* **Exercise goal**: Your task is to repeat the entries underneath exactly, minus the pictures.

(Rows from a dataset of charts and code)
——

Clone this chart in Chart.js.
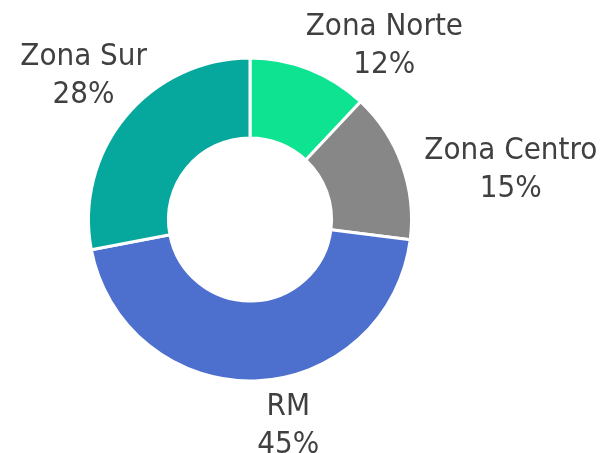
<!DOCTYPE html>
<html>
<head>
<meta charset="utf-8">
<script src="https://cdn.jsdelivr.net/npm/chart.js@4"></script>
<style>
  body { margin: 0; background: #fff; }
  #wrap { width: 600px; height: 453px; position: relative; }
</style>
</head>
<body>
<div id="wrap"><canvas id="donut"></canvas></div>
<script>
const zonas = ["Zona Norte", "Zona Centro", "RM", "Zona Sur"];
const porcentajes = [12, 15, 45, 28];
const colores = ["#0EE391", "#878787", "#4D70CE", "#06A89E"];
// small nudges so labels sit where the original put them
const labelShift = [[43, 12], [20, 18], [32, 7], [13, -16]];

// draws "name / NN%" outside each slice
const outsideLabels = {
  id: "outsideLabels",
  afterDatasetsDraw(chart) {
    const ctx = chart.ctx;
    const meta = chart.getDatasetMeta(0);
    ctx.save();
    ctx.font = "31px 'DejaVu Sans Condensed', 'DejaVu Sans'";
    ctx.fillStyle = "#404040";
    ctx.textAlign = "center";
    ctx.textBaseline = "middle";
    meta.data.forEach((arc, i) => {
      const { x, y, startAngle, endAngle, outerRadius } = arc.getProps(
        ["x", "y", "startAngle", "endAngle", "outerRadius"], true);
      const mid = (startAngle + endAngle) / 2;
      const dx = Math.cos(mid), dy = Math.sin(mid);
      const line1 = chart.data.labels[i];
      const line2 = chart.data.datasets[0].data[i] + "%";
      const w = Math.max(ctx.measureText(line1).width, ctx.measureText(line2).width);
      const h = 60;
      const r = outerRadius + 8;
      const cx = x + dx * r + dx * w / 2 + labelShift[i][0];
      const cy = y + dy * r + dy * h / 2 + labelShift[i][1];
      ctx.fillText(line1, cx, cy - 19);
      ctx.fillText(line2, cx, cy + 19);
    });
    ctx.restore();
  }
};

new Chart(document.getElementById("donut"), {
  type: "doughnut",
  data: {
    labels: zonas,
    datasets: [{
      data: porcentajes,
      backgroundColor: colores,
      borderColor: "#ffffff",
      borderWidth: 3,
      radius: 161.5,
      cutout: "50.5%"
    }]
  },
  options: {
    responsive: true,
    maintainAspectRatio: false,
    animation: false,
    layout: { padding: { left: 90, right: 190, top: 59, bottom: 73 } },
    plugins: {
      legend: { display: false },
      tooltip: { enabled: false }
    }
  },
  plugins: [outsideLabels]
});
</script>
</body>
</html>
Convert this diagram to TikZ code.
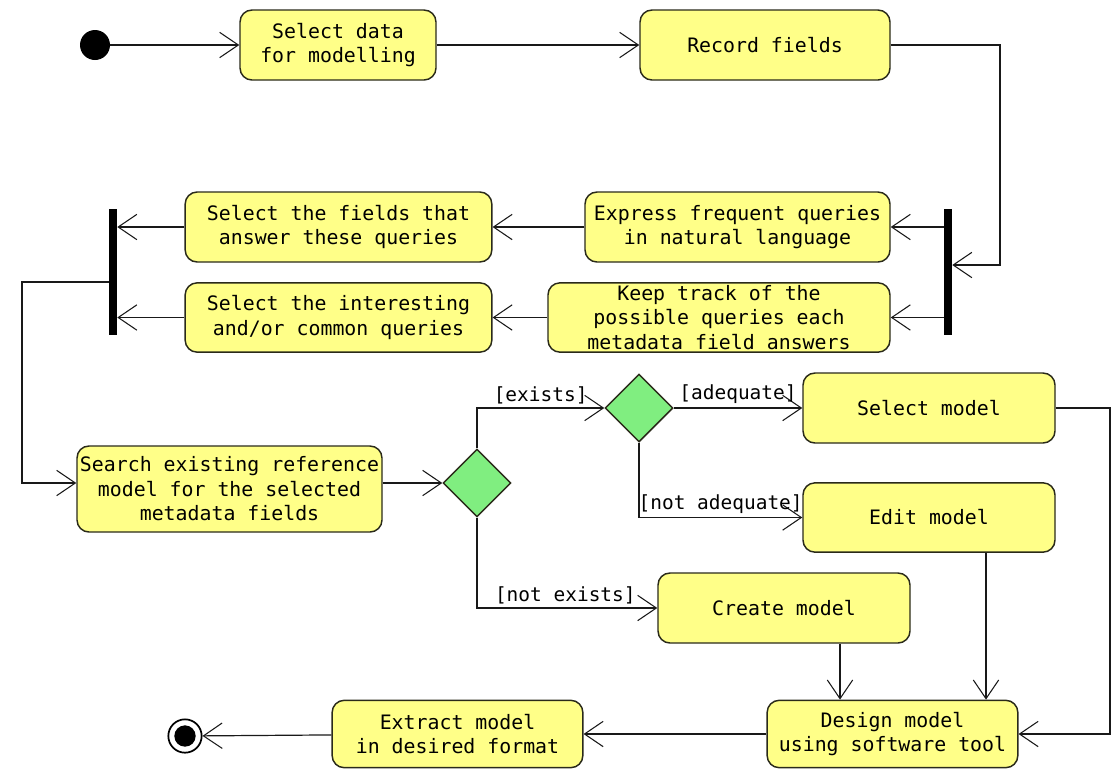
\documentclass[tikz,border=0pt]{standalone}
\usepackage{fontspec}
\setmonofont{DejaVu Sans Mono}
\usetikzlibrary{arrows.meta,shapes.geometric,calc}
\definecolor{actfill}{HTML}{FFFF88}
\definecolor{decfill}{HTML}{80EE80}
\definecolor{edge}{HTML}{2A2A1A}
\begin{document}
\begin{tikzpicture}[x=0.75pt,y=-0.75pt,
  act/.style={draw=edge, line width=1.1pt, fill=actfill, rounded corners=9pt, align=center,
    inner sep=0pt, font=\ttfamily\fontsize{14.9}{18.4}\selectfont, text=black},
  dec/.style={diamond, draw=edge, line width=1.1pt, fill=decfill, minimum size=51pt, inner sep=0pt},
  forkbar/.style={fill=black, minimum width=6pt, minimum height=94.5pt, inner sep=0pt},
  flow/.style={line width=0.9pt, draw=black!90, -{Straight Barb[length=14pt,width=19pt,line width=0.8pt]}},
  guard/.style={font=\ttfamily\fontsize{14.6}{17}\selectfont, inner sep=0pt, text=black}
]
\useasboundingbox (0,0) rectangle (1118,769);
% start / end
\node[circle, fill=black, minimum size=22.5pt, inner sep=0pt] (start) at (95,45) {};
\node[circle, draw=black, line width=1.3pt, fill=white, minimum size=25pt, inner sep=0pt] (endo) at (185,736) {};
\node[circle, fill=black, minimum size=16pt, inner sep=0pt] (endi) at (endo.center) {};
% activities
\node[act, minimum width=147pt, minimum height=52.5pt] (a1) at (338,45) {Select data\\for modelling};
\node[act, minimum width=187.5pt, minimum height=52.5pt] (a2) at (765,45) {Record fields};
\node[act, minimum width=228.75pt, minimum height=52.5pt] (a3) at (737.5,227) {Express frequent queries\\in natural language};
\node[act, minimum width=256.5pt, minimum height=52pt] (a4) at (719,317.5) {Keep track of the\\possible queries each\\metadata field answers};
\node[act, minimum width=230pt, minimum height=52.5pt] (a5) at (338.5,227) {Select the fields that\\answer these queries};
\node[act, minimum width=230pt, minimum height=52pt] (a6) at (338.5,317.5) {Select the interesting\\and/or common queries};
\node[act, minimum width=228.75pt, minimum height=64.5pt] (a7) at (229.5,489) {Search existing reference\\model for the selected\\metadata fields};
\node[act, minimum width=189pt, minimum height=52.5pt] (a8) at (929,408) {Select model};
\node[act, minimum width=189pt, minimum height=52pt] (a9) at (929,517.5) {Edit model};
\node[act, minimum width=189pt, minimum height=52.5pt] (a10) at (784,608) {Create model};
\node[act, minimum width=188pt, minimum height=50.5pt] (a11) at (892.5,734) {Design model\\using software tool};
\node[act, minimum width=188pt, minimum height=50.5pt] (a12) at (457.5,734) {Extract model\\in desired format};
% bars
\node[forkbar] (forkR) at (948,272) {};
\node[forkbar] (forkL) at (113,272) {};
% decisions
\node[dec] (d1) at (477,483) {};
\node[dec] (d2) at (639,408) {};
% helper coordinates
\coordinate (c1) at (1000,265);
\coordinate (c2) at (22,282);
\coordinate (c3) at (22,483);
\coordinate (c4) at (1110,734);
% connectors
\draw[flow] (start) -- (a1);
\draw[flow] (a1) -- (a2);
\draw[flow] (a2.east) -| (c1) -- (c1 -| forkR.east);
\draw[flow] (forkR.west |- a3.east) -- (a3.east);
\draw[flow] (forkR.west |- a4.east) -- (a4.east);
\draw[flow] (a3.west) -- (a5.east);
\draw[flow] (a4.west) -- (a6.east);
\draw[flow] (a5.west) -- (forkL.east |- a5.west);
\draw[flow] (a6.west) -- (forkL.east |- a6.west);
\draw[flow] (c2 -| forkL.west) -- (c2) -- (c3) -- (c3 -| a7.west);
\draw[flow] (a7.east |- d1.west) -- (d1.west);
\draw[flow] (d1.north) |- (d2.west) node[guard, pos=0.75, above=2.5pt] {[exists]};
\draw[flow] (d2.east) -- (a8.west) node[guard, midway, above=2.5pt] {[adequate]};
\draw[flow] (d2.south) |- (a9.west) node[guard, pos=0.75, above=2.5pt] {[not adequate]};
\draw[flow] (d1.south) |- (a10.west) node[guard, pos=0.745, above=2.5pt] {[not exists]};
\draw[flow] ([xshift=42pt]a10.south) -- ([xshift=42pt]a10.south |- a11.north);
\draw[flow] ([xshift=42.75pt]a9.south) -- ([xshift=42.75pt]a9.south |- a11.north);
\draw[flow] (a8.east) -| (c4) -- (a11.east);
\draw[flow] (a11) -- (a12);
\draw[flow] (a12) -- (endo);
\end{tikzpicture}
\end{document}
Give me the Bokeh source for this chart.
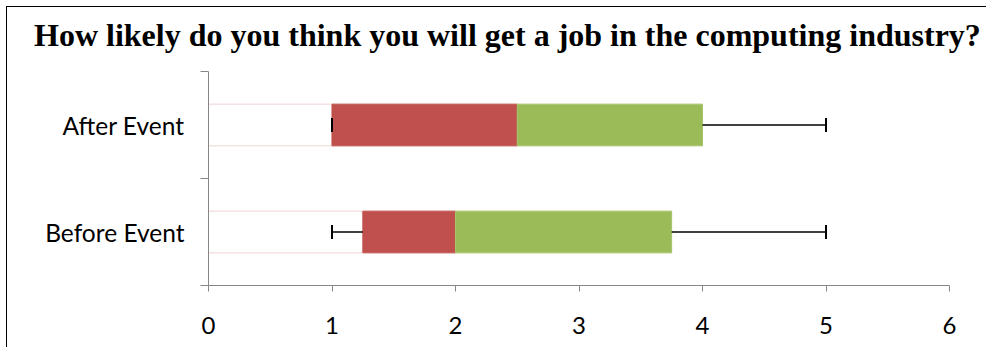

——

* **Solution**:
Clone this chart in Chart.js.
<!DOCTYPE html>
<html>
<head>
<meta charset="utf-8">
<script src="https://cdn.jsdelivr.net/npm/chart.js@4"></script>
<style>
  body { margin: 0; background: #fff; }
  #wrap { width: 600px; height: 453px; position: relative; }
</style>
</head>
<body>
<div id="wrap"><canvas id="donut"></canvas></div>
<script>
const zonas = ["Zona Norte", "Zona Centro", "RM", "Zona Sur"];
const porcentajes = [12, 15, 45, 28];
const colores = ["#0EE391", "#878787", "#4D70CE", "#06A89E"];
// small nudges so labels sit where the original put them
const labelShift = [[43, 12], [20, 18], [32, 7], [13, -16]];

// draws "name / NN%" outside each slice
const outsideLabels = {
  id: "outsideLabels",
  afterDatasetsDraw(chart) {
    const ctx = chart.ctx;
    const meta = chart.getDatasetMeta(0);
    ctx.save();
    ctx.font = "31px 'DejaVu Sans Condensed', 'DejaVu Sans'";
    ctx.fillStyle = "#404040";
    ctx.textAlign = "center";
    ctx.textBaseline = "middle";
    meta.data.forEach((arc, i) => {
      const { x, y, startAngle, endAngle, outerRadius } = arc.getProps(
        ["x", "y", "startAngle", "endAngle", "outerRadius"], true);
      const mid = (startAngle + endAngle) / 2;
      const dx = Math.cos(mid), dy = Math.sin(mid);
      const line1 = chart.data.labels[i];
      const line2 = chart.data.datasets[0].data[i] + "%";
      const w = Math.max(ctx.measureText(line1).width, ctx.measureText(line2).width);
      const h = 60;
      const r = outerRadius + 8;
      const cx = x + dx * r + dx * w / 2 + labelShift[i][0];
      const cy = y + dy * r + dy * h / 2 + labelShift[i][1];
      ctx.fillText(line1, cx, cy - 19);
      ctx.fillText(line2, cx, cy + 19);
    });
    ctx.restore();
  }
};

new Chart(document.getElementById("donut"), {
  type: "doughnut",
  data: {
    labels: zonas,
    datasets: [{
      data: porcentajes,
      backgroundColor: colores,
      borderColor: "#ffffff",
      borderWidth: 3,
      radius: 161.5,
      cutout: "50.5%"
    }]
  },
  options: {
    responsive: true,
    maintainAspectRatio: false,
    animation: false,
    layout: { padding: { left: 90, right: 190, top: 59, bottom: 73 } },
    plugins: {
      legend: { display: false },
      tooltip: { enabled: false }
    }
  },
  plugins: [outsideLabels]
});
</script>
</body>
</html>
Convert this diagram to TikZ code.
\documentclass[tikz,border=0pt]{standalone}
\usepackage{fontspec}
\setmonofont{DejaVu Sans Mono}
\usetikzlibrary{arrows.meta,shapes.geometric,calc}
\definecolor{actfill}{HTML}{FFFF88}
\definecolor{decfill}{HTML}{80EE80}
\definecolor{edge}{HTML}{2A2A1A}
\begin{document}
\begin{tikzpicture}[x=0.75pt,y=-0.75pt,
  act/.style={draw=edge, line width=1.1pt, fill=actfill, rounded corners=9pt, align=center,
    inner sep=0pt, font=\ttfamily\fontsize{14.9}{18.4}\selectfont, text=black},
  dec/.style={diamond, draw=edge, line width=1.1pt, fill=decfill, minimum size=51pt, inner sep=0pt},
  forkbar/.style={fill=black, minimum width=6pt, minimum height=94.5pt, inner sep=0pt},
  flow/.style={line width=0.9pt, draw=black!90, -{Straight Barb[length=14pt,width=19pt,line width=0.8pt]}},
  guard/.style={font=\ttfamily\fontsize{14.6}{17}\selectfont, inner sep=0pt, text=black}
]
\useasboundingbox (0,0) rectangle (1118,769);
% start / end
\node[circle, fill=black, minimum size=22.5pt, inner sep=0pt] (start) at (95,45) {};
\node[circle, draw=black, line width=1.3pt, fill=white, minimum size=25pt, inner sep=0pt] (endo) at (185,736) {};
\node[circle, fill=black, minimum size=16pt, inner sep=0pt] (endi) at (endo.center) {};
% activities
\node[act, minimum width=147pt, minimum height=52.5pt] (a1) at (338,45) {Select data\\for modelling};
\node[act, minimum width=187.5pt, minimum height=52.5pt] (a2) at (765,45) {Record fields};
\node[act, minimum width=228.75pt, minimum height=52.5pt] (a3) at (737.5,227) {Express frequent queries\\in natural language};
\node[act, minimum width=256.5pt, minimum height=52pt] (a4) at (719,317.5) {Keep track of the\\possible queries each\\metadata field answers};
\node[act, minimum width=230pt, minimum height=52.5pt] (a5) at (338.5,227) {Select the fields that\\answer these queries};
\node[act, minimum width=230pt, minimum height=52pt] (a6) at (338.5,317.5) {Select the interesting\\and/or common queries};
\node[act, minimum width=228.75pt, minimum height=64.5pt] (a7) at (229.5,489) {Search existing reference\\model for the selected\\metadata fields};
\node[act, minimum width=189pt, minimum height=52.5pt] (a8) at (929,408) {Select model};
\node[act, minimum width=189pt, minimum height=52pt] (a9) at (929,517.5) {Edit model};
\node[act, minimum width=189pt, minimum height=52.5pt] (a10) at (784,608) {Create model};
\node[act, minimum width=188pt, minimum height=50.5pt] (a11) at (892.5,734) {Design model\\using software tool};
\node[act, minimum width=188pt, minimum height=50.5pt] (a12) at (457.5,734) {Extract model\\in desired format};
% bars
\node[forkbar] (forkR) at (948,272) {};
\node[forkbar] (forkL) at (113,272) {};
% decisions
\node[dec] (d1) at (477,483) {};
\node[dec] (d2) at (639,408) {};
% helper coordinates
\coordinate (c1) at (1000,265);
\coordinate (c2) at (22,282);
\coordinate (c3) at (22,483);
\coordinate (c4) at (1110,734);
% connectors
\draw[flow] (start) -- (a1);
\draw[flow] (a1) -- (a2);
\draw[flow] (a2.east) -| (c1) -- (c1 -| forkR.east);
\draw[flow] (forkR.west |- a3.east) -- (a3.east);
\draw[flow] (forkR.west |- a4.east) -- (a4.east);
\draw[flow] (a3.west) -- (a5.east);
\draw[flow] (a4.west) -- (a6.east);
\draw[flow] (a5.west) -- (forkL.east |- a5.west);
\draw[flow] (a6.west) -- (forkL.east |- a6.west);
\draw[flow] (c2 -| forkL.west) -- (c2) -- (c3) -- (c3 -| a7.west);
\draw[flow] (a7.east |- d1.west) -- (d1.west);
\draw[flow] (d1.north) |- (d2.west) node[guard, pos=0.75, above=2.5pt] {[exists]};
\draw[flow] (d2.east) -- (a8.west) node[guard, midway, above=2.5pt] {[adequate]};
\draw[flow] (d2.south) |- (a9.west) node[guard, pos=0.75, above=2.5pt] {[not adequate]};
\draw[flow] (d1.south) |- (a10.west) node[guard, pos=0.745, above=2.5pt] {[not exists]};
\draw[flow] ([xshift=42pt]a10.south) -- ([xshift=42pt]a10.south |- a11.north);
\draw[flow] ([xshift=42.75pt]a9.south) -- ([xshift=42.75pt]a9.south |- a11.north);
\draw[flow] (a8.east) -| (c4) -- (a11.east);
\draw[flow] (a11) -- (a12);
\draw[flow] (a12) -- (endo);
\end{tikzpicture}
\end{document}
Give me the Bokeh source for this chart.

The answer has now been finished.